Spike-in quality control
This section is available if the Spike-ins option was selected in the Align and Count dialog.
- Number of spike-ins detected: The number of spike-ins detected relative to the spike-ins used.
- R2: Correlation of expected and sequenced spike-ins using the Pearson Correlation coefficient
- When samples have a poor correlation (R2 < 0.8) between known and measured spike-in concentrations, it indicates problems with the spike-in protocol or a more serious problem with the sample.
- Reads mapped to spike-ins: The number of reads that mapped to the detected spike-ins.
- If fewer than 10,000 reads mapped to spike-ins, consider using more spike-in mix in future experiments.
- Lower limit of detection (attomoles/ul): Spike-ins concentration measurement. The lower limit of detection is the lowest concentration spike-in to which at least 3 reads map. This provides a rough estimate of the minimal concentration of mRNA that can be detected in this sample.
Mapping statistics
Metrics for the step of mapping UMI reads to the reference genome.
- UMI reads: The number of UMI reads used as input for the mapping step.
- Paired (yes/no): Indication of whether the input reads are paired reads. This should fit with the applied protocol.
- Reads mapped: The percentage of the UMI reads that were mapped to the reference. This excludes both reads that were ignored due to wrong strand and reads that could not be mapped to the reference.
- Strand-specific setting: Read direction of UMI reads. This should fit the applied protocol.
- Forward % of reads mapped: Percent of UMI reads mapped in the forward direction.
- Reverse % of reads mapped: Percent of UMI reads mapped in the reverse direction.
- Ignored reads % (wrong strand): The percentage of UMI reads that were ignored because the did not map to the strand defined by the strand-specific setting.
- A percentage greater than 20-25% indicates that the wrong strand protocol may have been used in library prep.
Mapped by Type
This section describes the relative mapping of the UMI reads in terms of the type of target.
- Mapped to gene: Percentage of UMI reads that map to genes.
- Mapped to gene, intron: Percentage of UMI reads that mapped partly or entirely within an intron.
- Mapped to gene, exon: Percentage of UMI reads that mapped entirely within an exon or to an exon-exon junction.
- Mapped to intergenic region: Percentage of UMI reads that mapped partly or entirely between genes.
Biotype Distribution
Metrics covering the biotype distribution.
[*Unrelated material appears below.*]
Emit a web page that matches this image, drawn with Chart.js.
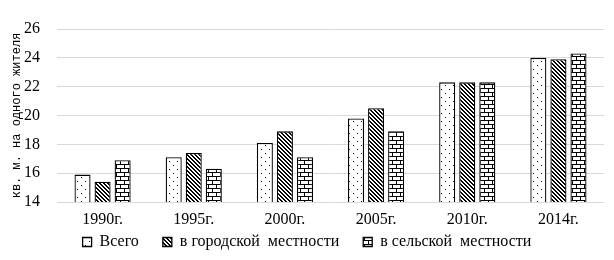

The plot and the table show which biotypes are found in the samples and at which relative abundance. The names and classification of the biotypes is based on the Ensembl definitions found here:
http://www.ensembl.org/info/genome/genebuild/biotypes.html.
Taxonomic profile of unmapped reads
Taxonomic profiling is performed for samples with a high level of unmapped reads as this can indicate sample contamination. If all samples have low levels of unmapped reads, this section will be empty.
Plot and table show the relative abundance at phylum level. Reads that map equally well to two or more phyla are assigned to the common ancestor (kingdom level).
Taxonomic profiling summary
Information about which taxonomic levels were found in the data sample and how many different taxa were found on each level.
- Kingdom
- Phylum
- Total reads: The number of reads used as input for this step, i.e. reads that did not map the reference genome.
- Classified reads: The number of reads that mapped to the taxonomic profiling database.
- Unclassified reads: The number of reads that mapped to neither the reference nor the taxonomic profiling database. These are reads of unknown origin. If this number constitutes a significant portion of the input reads, it may be due to the selection of the wrong reference.